It's the morning.
I'm ready for school already. Yeah, already - and it's only 6.24am.
The child isn't. He's lying on the sofa telling me he's ill and can't go to school. He's got an hour before we leave, so it's fine. He'll recover in a moment. When I offer hime breakfast I expect!
Yesterdays course was........
I don't know!
On the one hand it is very introverted, and very much about looking at why I'm doing everything I'm doing. There's a mnemonic and everything lol! Everything I do in the next six weeks, school related, has to be evaluated against DR ICE.
Impact on progress
Engaging in Learning
It's about working smarter instead of harder, more thoroughly instead of faster, and so on.
It was hard work in some ways - it is always hard to look at what you do from an objective stance, and take out your own biased point of view. It's also hard to find a reason for doing something that you have always done because that is the way it is done.

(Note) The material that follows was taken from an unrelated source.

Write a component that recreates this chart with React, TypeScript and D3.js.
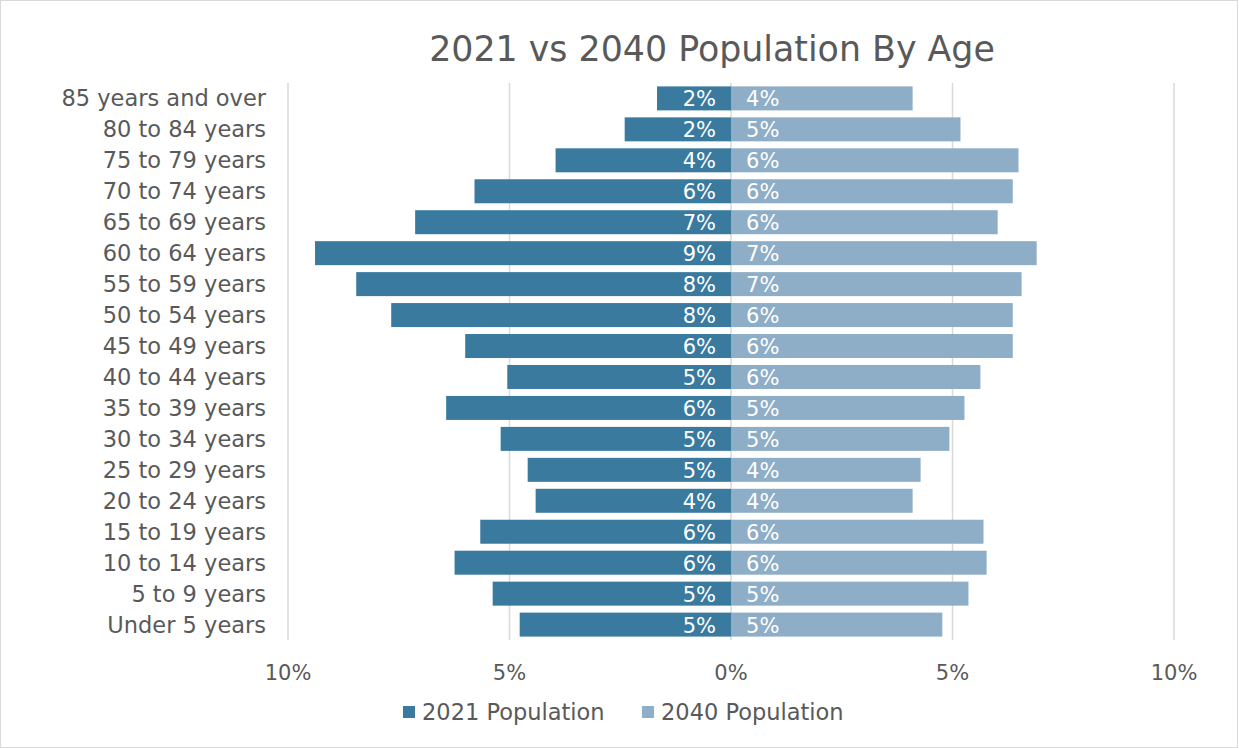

I also had the most majorleague stinking headache on Monday night, that made me useless. I have never had a headache that bad. Not so bad I wanted to actually be sick. Not so bad that my boy made me a cup of tea (although that's the kind of thing he does every now and again, because he loves me!) Not so bad that J took one look at me and went "We'll order tea in tonight, you look terrible."
I ended up taking something called Syndol, which joyously announces on it's box that I must not take it for more than 3 days or it could be addictive. Addictive? I must have been ill or I would never have bought it lol!
Anyway, I had better get my shake on and get to work. I'm not feeling great again, but there's nothing so bad I can't go to school - just tired and achy and my skin itches in a really weird way (usually means I have a temperature lol!)
I have to make myself a DR ICE poster for my room, as a visual reminder as well!